» **RECORDS TO PROCESS**
◆ ◆ ◆

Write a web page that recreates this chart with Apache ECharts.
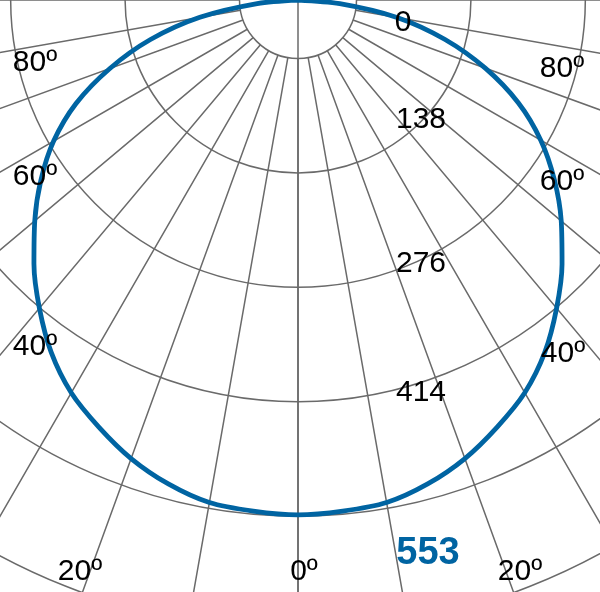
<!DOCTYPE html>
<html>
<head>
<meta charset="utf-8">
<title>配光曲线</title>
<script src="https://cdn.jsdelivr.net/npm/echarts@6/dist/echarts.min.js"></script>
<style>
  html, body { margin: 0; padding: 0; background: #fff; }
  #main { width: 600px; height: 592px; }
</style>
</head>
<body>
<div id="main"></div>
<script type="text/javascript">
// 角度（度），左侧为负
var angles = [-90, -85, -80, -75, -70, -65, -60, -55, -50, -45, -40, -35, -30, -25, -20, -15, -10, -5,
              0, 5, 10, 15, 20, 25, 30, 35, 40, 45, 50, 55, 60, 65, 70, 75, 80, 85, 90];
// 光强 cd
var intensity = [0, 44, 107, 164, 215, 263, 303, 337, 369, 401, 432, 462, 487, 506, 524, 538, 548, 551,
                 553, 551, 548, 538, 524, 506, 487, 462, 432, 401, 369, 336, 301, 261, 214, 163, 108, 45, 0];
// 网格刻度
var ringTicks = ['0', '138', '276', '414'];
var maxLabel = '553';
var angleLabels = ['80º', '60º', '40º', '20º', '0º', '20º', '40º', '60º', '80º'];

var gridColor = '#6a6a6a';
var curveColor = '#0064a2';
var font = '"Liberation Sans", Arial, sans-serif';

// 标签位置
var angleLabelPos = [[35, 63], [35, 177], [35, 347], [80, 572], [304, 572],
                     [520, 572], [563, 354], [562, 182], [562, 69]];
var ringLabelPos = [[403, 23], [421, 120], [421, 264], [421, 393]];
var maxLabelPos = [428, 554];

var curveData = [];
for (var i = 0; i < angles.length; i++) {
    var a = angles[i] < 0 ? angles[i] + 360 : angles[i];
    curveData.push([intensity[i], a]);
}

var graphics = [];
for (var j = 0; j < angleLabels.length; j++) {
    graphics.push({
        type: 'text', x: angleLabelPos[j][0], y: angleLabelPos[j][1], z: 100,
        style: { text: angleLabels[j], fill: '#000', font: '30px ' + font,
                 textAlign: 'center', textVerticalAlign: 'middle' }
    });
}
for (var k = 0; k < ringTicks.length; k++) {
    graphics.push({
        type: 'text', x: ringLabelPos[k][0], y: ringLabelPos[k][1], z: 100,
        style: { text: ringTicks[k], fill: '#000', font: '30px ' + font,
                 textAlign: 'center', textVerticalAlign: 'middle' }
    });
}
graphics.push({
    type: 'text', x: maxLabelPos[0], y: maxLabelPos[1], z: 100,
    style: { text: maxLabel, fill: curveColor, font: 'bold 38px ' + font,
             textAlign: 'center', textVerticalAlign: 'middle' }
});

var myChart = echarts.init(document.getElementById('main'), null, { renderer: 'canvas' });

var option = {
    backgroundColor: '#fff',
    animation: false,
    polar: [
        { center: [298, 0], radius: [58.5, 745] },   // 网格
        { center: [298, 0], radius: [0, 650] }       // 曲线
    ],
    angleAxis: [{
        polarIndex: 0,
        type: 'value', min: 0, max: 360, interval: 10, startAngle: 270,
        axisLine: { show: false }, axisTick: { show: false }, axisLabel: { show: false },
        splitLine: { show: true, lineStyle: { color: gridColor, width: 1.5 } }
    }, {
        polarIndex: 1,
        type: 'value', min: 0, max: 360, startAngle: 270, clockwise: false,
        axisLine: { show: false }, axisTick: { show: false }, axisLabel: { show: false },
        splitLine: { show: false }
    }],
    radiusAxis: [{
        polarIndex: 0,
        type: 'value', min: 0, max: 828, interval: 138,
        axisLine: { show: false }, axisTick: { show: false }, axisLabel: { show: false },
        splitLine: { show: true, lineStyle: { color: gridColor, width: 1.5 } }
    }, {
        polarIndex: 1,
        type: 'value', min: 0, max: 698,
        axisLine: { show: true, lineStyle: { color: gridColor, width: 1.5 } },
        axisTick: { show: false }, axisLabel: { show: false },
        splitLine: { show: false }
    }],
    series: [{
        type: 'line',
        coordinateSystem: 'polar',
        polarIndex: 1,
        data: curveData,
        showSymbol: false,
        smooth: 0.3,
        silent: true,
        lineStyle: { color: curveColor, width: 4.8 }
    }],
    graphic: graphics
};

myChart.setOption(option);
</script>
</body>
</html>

◆ ◆ ◆

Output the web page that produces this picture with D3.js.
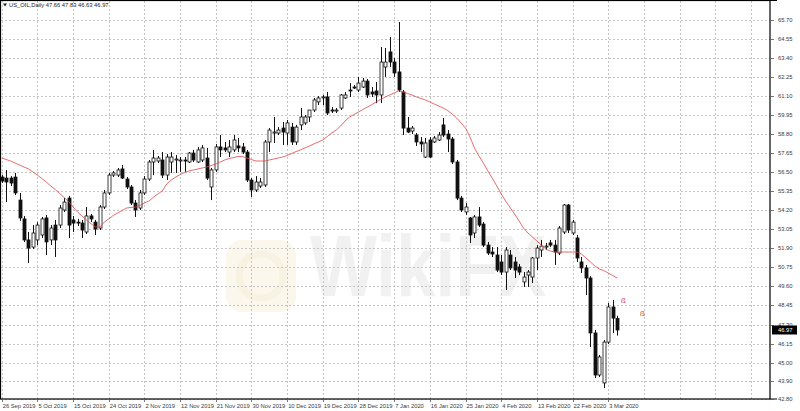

◆ ◆ ◆

Where a line above contains the word "this", copy that line.

» **EXERCISE RESULT**
Write a web page that recreates this chart with Apache ECharts.
Output the web page that produces this picture with D3.js.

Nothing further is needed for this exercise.